I sit only a few metres from the front door. This is kind of convenient, since having everything delivered to our home means the doorbell rings at least three or four times a day, and sometimes more than that just during the morning writing session. Each time I must stop writing, walk to the entranceway, take off my indoor slippers and put on the outdoor ones that live on the mat, don a face mask and open the door. Then I repeat the process in reverse, wash my hands thoroughly, and return to the table.
The writing position is also a few metres from the kitchen, where I spend the largest slice of each week, cooking meals, baking bread, and preparing our home-made bacon and smoked salmon.
This isn’t the kind of writing environment I suggest people create, whenever people ask me what kind of writing environment they should create. No matter how good each writing session is, or how many notes I have around me as I write, I have to pack it all up to make room for lunch. And the feeling of being trapped between the ever-ringing doorbell and the perpetually demanding kitchen is too much sometimes.
Even on the good days.
On the mornings where it seems pointless to resist the impending doom, fuelled as it seems to be by so many collective failures of imagination and intelligence, the beloved table feels like a trap.

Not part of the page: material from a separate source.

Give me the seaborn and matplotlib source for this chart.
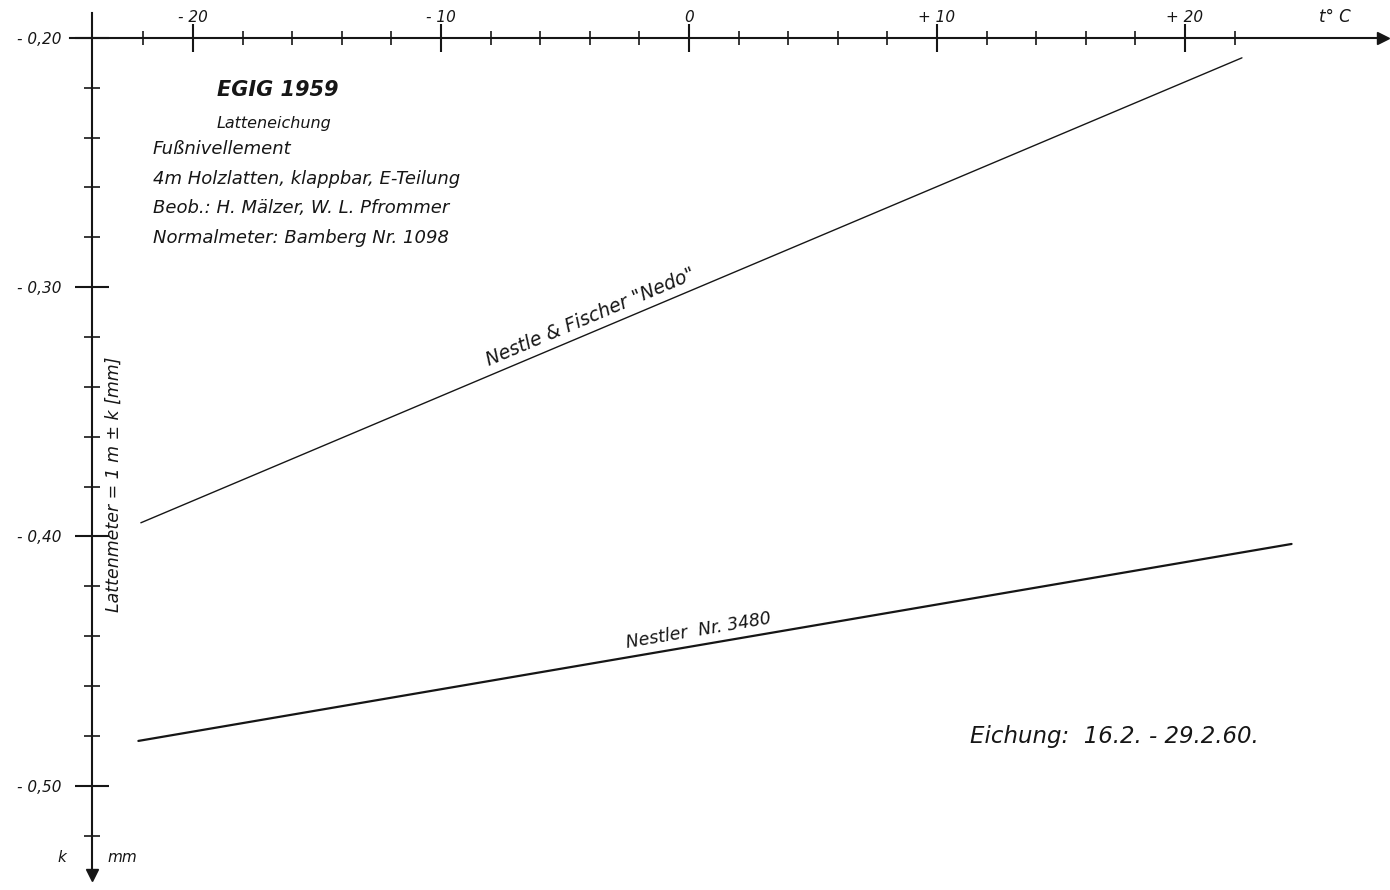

But still I return every morning, wearing cotton jinbei, a sort of Japanese pyjama, with drawstring shorts, and a top that ties at the waist. I fight the urge to doomscroll through the news, or surf music videos on YouTube, and I try to write.
My rule is I can take any day off writing, but it can’t be today, and it can’t be two days in a row. Mostly, I’ve been able to obey this rule.
Looking back over my writing this season reveals some repeating motifs. There’s been a lot of self-reflection, a lot of concern about having a good frame of mind, and a lot about how to make the most of this time.
My theme for 2020 has been momentum. At the start of the year I was thinking about it in terms of a big project, writing my next book. I didn’t want to get bogged down. But now momentum means something much smaller. Just going on, day to day, and not losing hope.